First-Principles Study of the Stability of Ti_nO_m Clusters and He Behavior Inside Ti_nO₂Va₁ Clusters in Vanadium Alloy

In order to characterize the behaviors of interstitial oxygen (O) in the vanadium (V) alloy, the interactions between O and Ti with respect to atomic separation distance have been investigated using first-principles calculations. We observe an attractive interaction between Ti and O within the third nearest neighbor (nn) (3nn) distance. The stability of the Ti-vacancy (Ti-Va) clusters has been studied by calculating the binding energy between Ti and monovacancy in the vanadium alloy, and our results show that the stable configurations are Ti(1)Va(1), Ti(2)Va(1), and Ti(4)Va(1) clusters.

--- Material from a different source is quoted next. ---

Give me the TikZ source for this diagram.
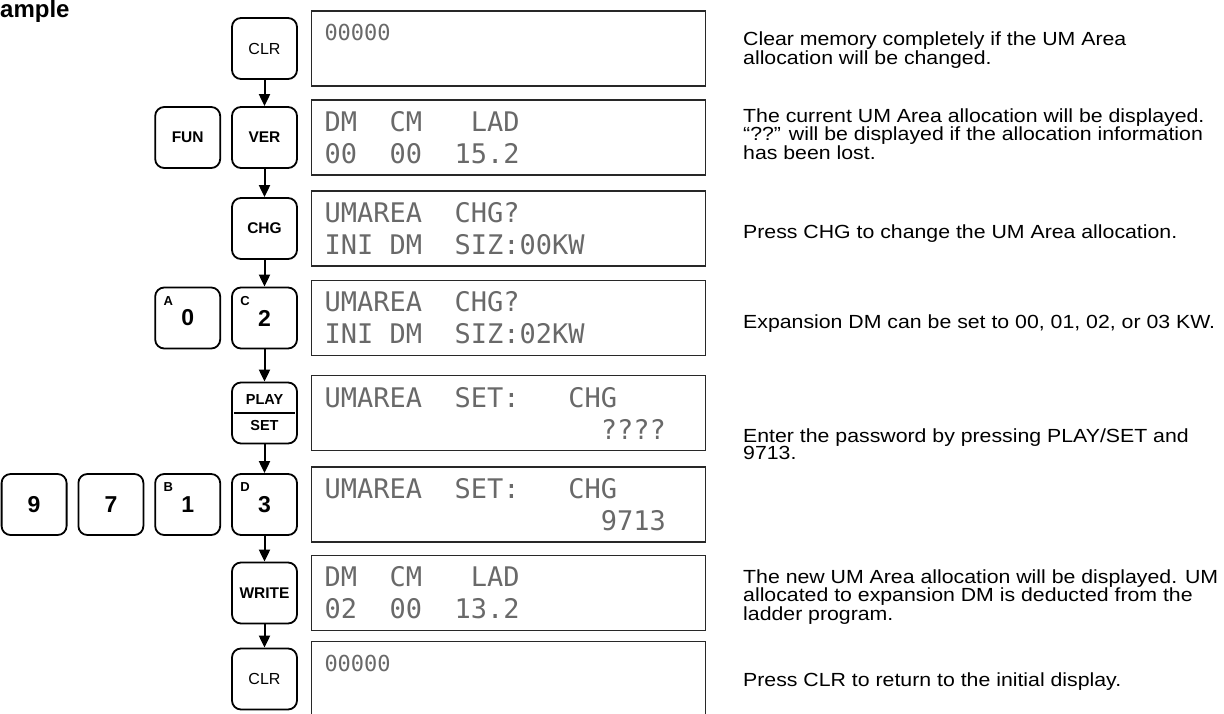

The Ti(n)Va(1) clusters prefer to trap two O atoms and form stable Ti(1)O(2)Va(1), Ti(2)O(2)Va(1), and Ti(4)O(2)Va(1) clusters. Furthermore, the self-trapping energies of the He-x clusters by the Ti(n)O(2)Va(1) clusters have been calculated. When four He atoms are trapped, the He-x clusters are stable. Furthermore, the trapping energies for the multiple He atoms captured by the Ti(n)O(2)Va(1) clusters are calculated, and the TinO2 clusters are found to impede the vacancy trapping of He atoms to form He bubbles.